A Noble effort
NOBLE — A team of 12 eighth-graders from Curtis Inge Middle School worked with a University of Oklahoma Engage Learning project to imagine, design and build a solar-powered recharging station for mobile devices.
The students, using about a dozen "free Fridays" during the school year, worked with coaches from OU's Innovation Hub and Fabrication Lab to complete the project.
The students recently presented the solar-powered recharging station to the Noble Public Library.
Bart Keeton, founder and director of Engage Learning, started the program last year as a nonprofit to offer breakthrough learning experiences for middle school students in and around Norman.
"This team of Noble eighth-graders is a remarkable group who chose to do something intellectually challenging with their 'free Fridays,' "Keeton said.
The project was creative, complex and civicminded, he said.
Oklahoma Engage Learning provided the design challenge and worked with the students through the design and fabrication process, Keeton said.
"The students owned the project from the very first day — their accomplishments, as well as the failures — while Engage and Curtis Inge Middle School coaches Codee Becknel and Kate Colwell helped the students figure out whatever they needed to know to move the project forward," Keeton said.

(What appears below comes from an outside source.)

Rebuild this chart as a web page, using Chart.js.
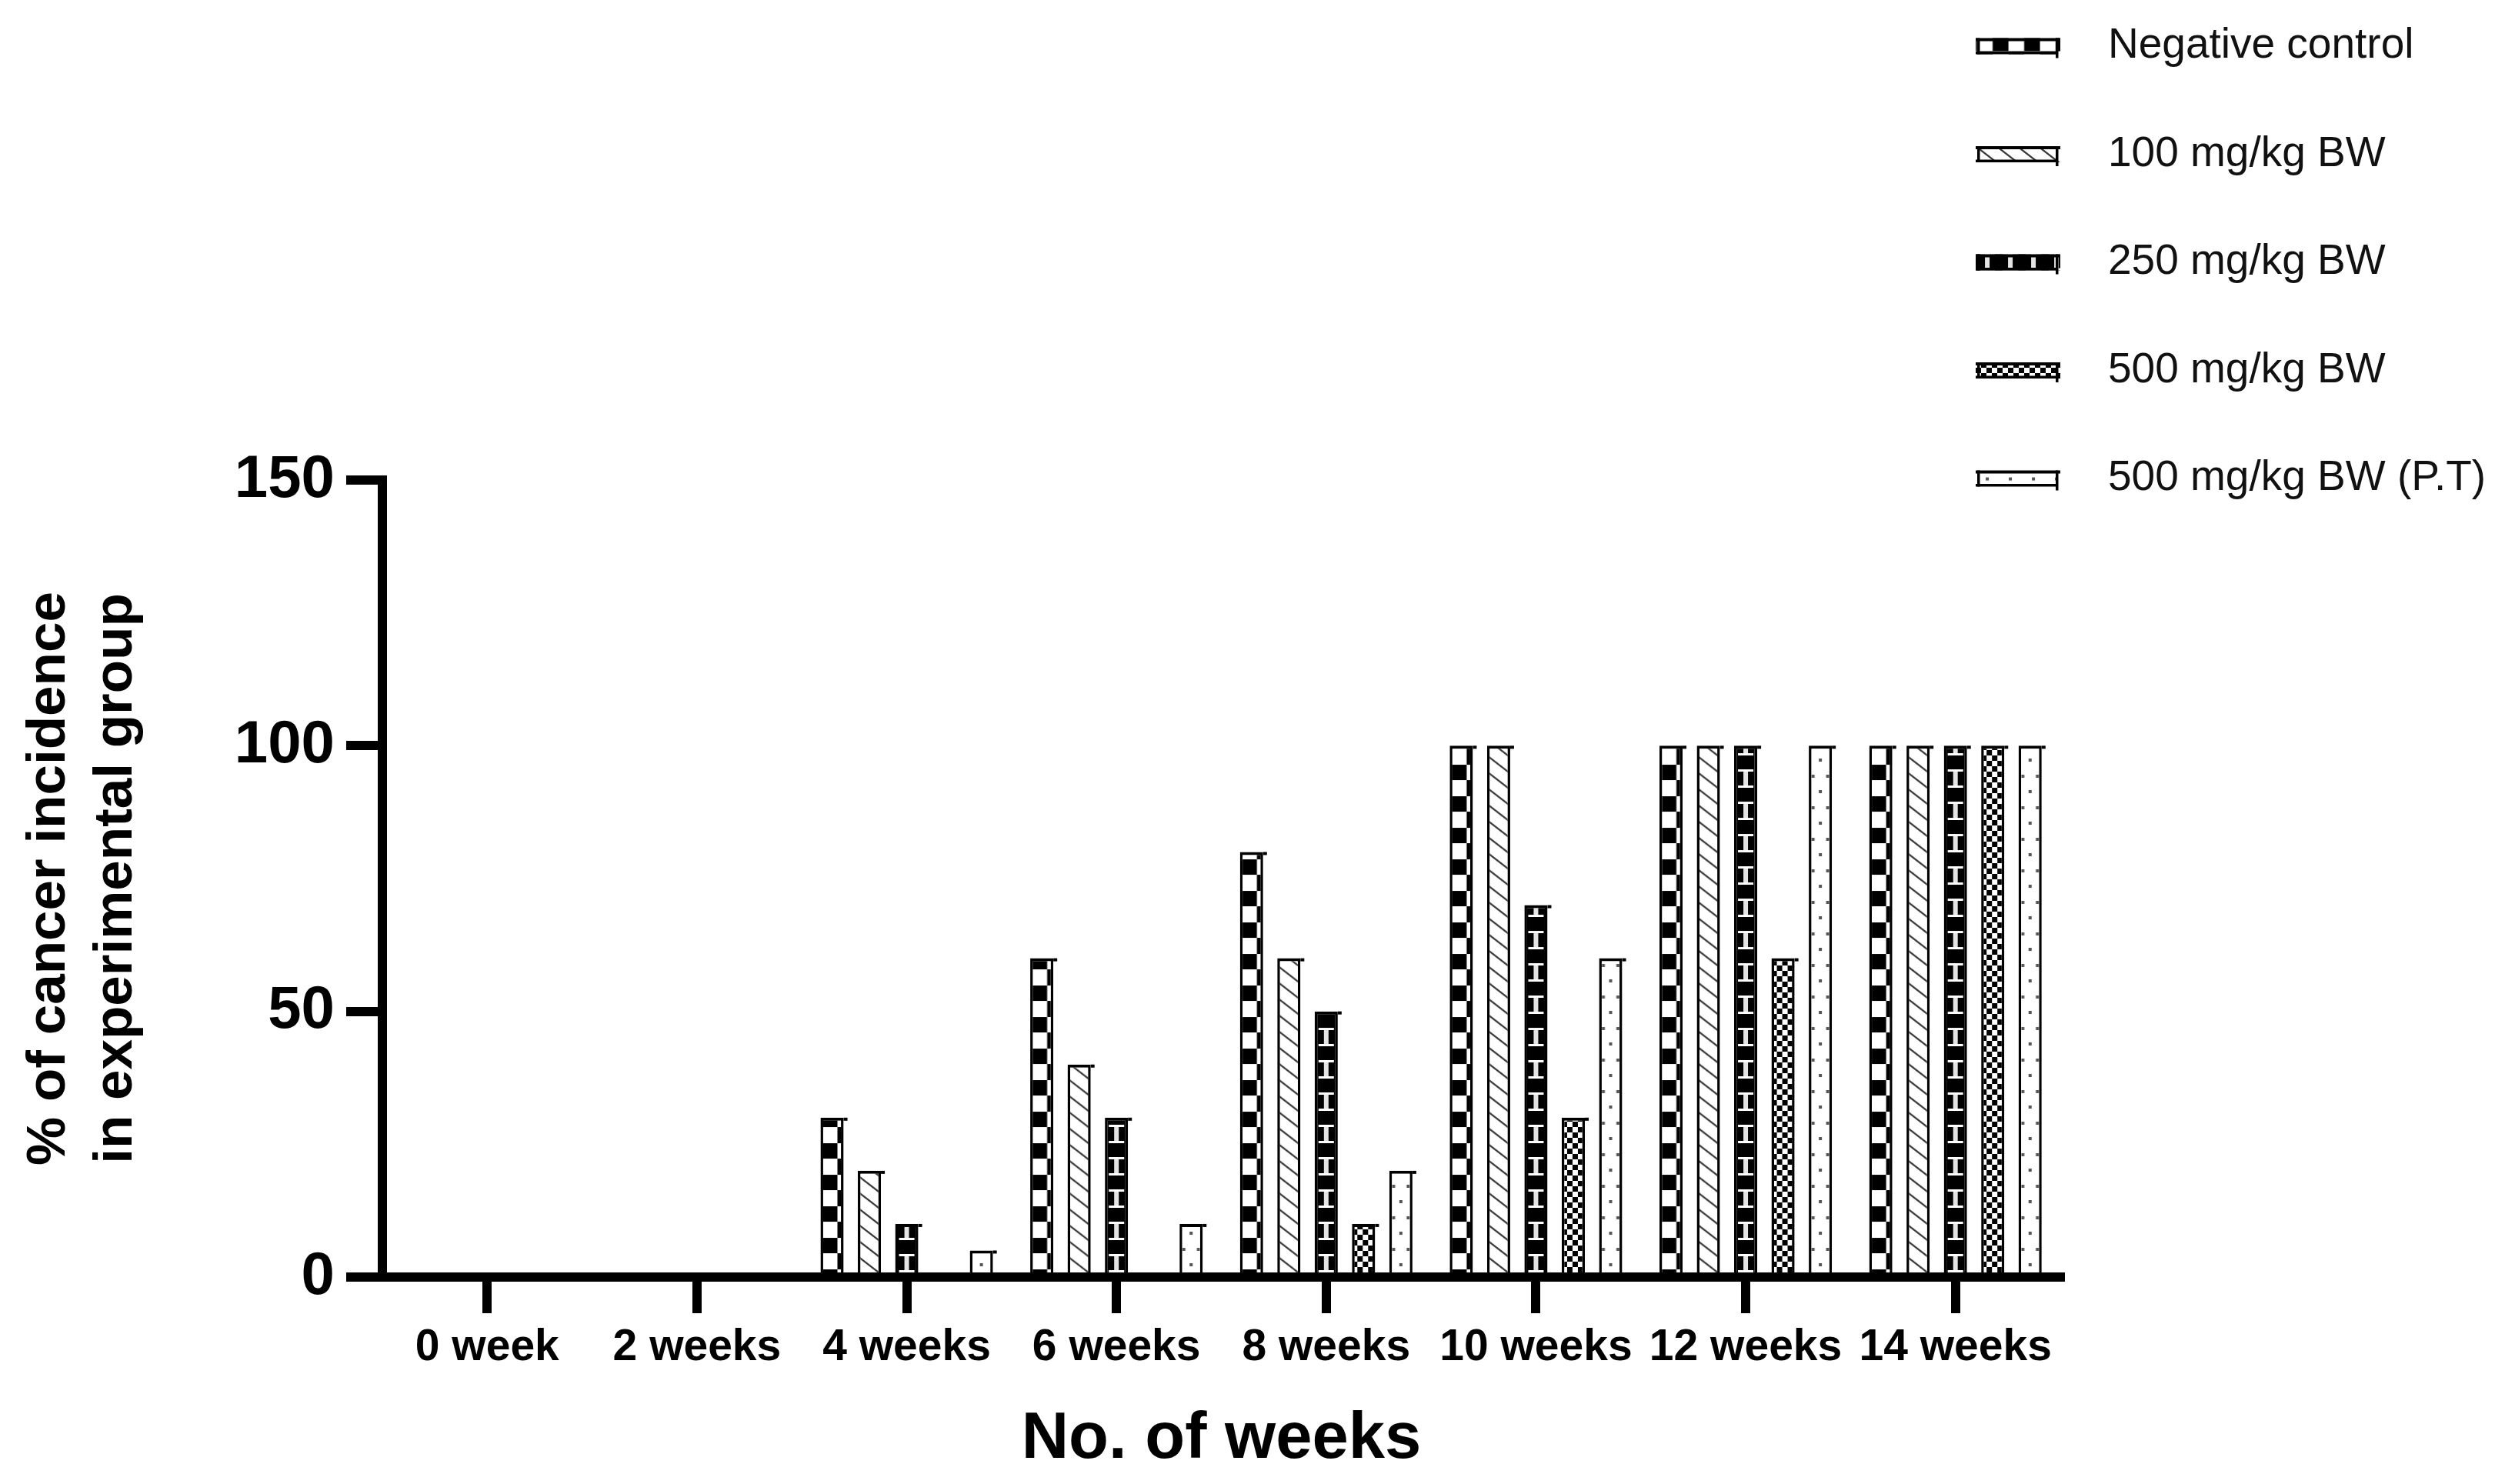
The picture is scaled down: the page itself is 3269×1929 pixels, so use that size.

Noble Schools Superintendent Frank Solomon said the experiences of those involved in the project would be more meaningful than anything they would or could do during their regular school days.
Students participating were Kinsey Matlock, Jenna Watson, Anna Dominey, Adie Soell, Ella Bryant, Haley Taffe, Elliot Freeman, Ashlyn Clark, Sophia Fitz, Nathan Dinwiddie, Blake Carey and Brandon Cartwright.